If you use IQ as a score to measure intelligence it is said that with 100 being the average ,the most successful are around 120. IQs of more than 140 are less likely to achieve success.

I would like to modify this statement slightly. The ability to think in a spacial and sequential way will produce higher incomes as shown by the technology giants. I am referring to the great thinkers where wisdom is the currency. Great philosophers will often lack the precise digital thinking that draws vast wealth in our times. They see the world in a more analogue way.

They will have a more eclectic mind regarding the intricacies of commerce as trivial. Great thinkers as academics often regard the acquisition of wealth as an unethical enterprise and somewhat inferior to their own disciplines.

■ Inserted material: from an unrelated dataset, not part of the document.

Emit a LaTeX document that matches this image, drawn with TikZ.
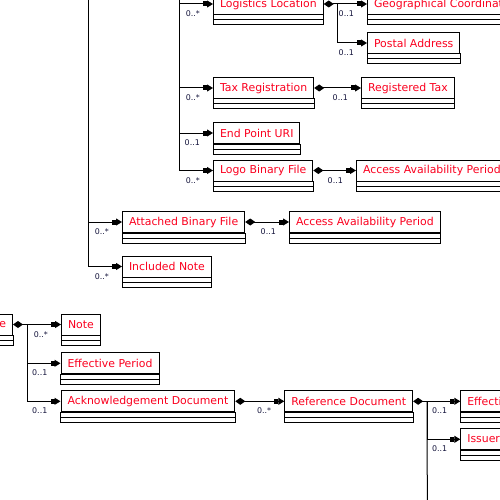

Most fortunes are generated from the daily grind doing the small things better and better and over and over again. These fortune builders adjust their thinking to the ever changing market and have little time for life shattering theories. They only analyse the market to feedback whether their activities are profitable or not.

The education system will promote intellectual rigour for its own sake , ill preparing most for the savage world of competitive business. However they do a good job in shaping their most gifted pupils into the professions some who actually become affluent.

I take no side in this debate as we benefit from both thinkers and and commercial providers. Both miss out on the experience of the other but on balance to be business orientated is probably more advantageous for both the individual and their family. Alternatively great thinkers could benefit society more in the long term.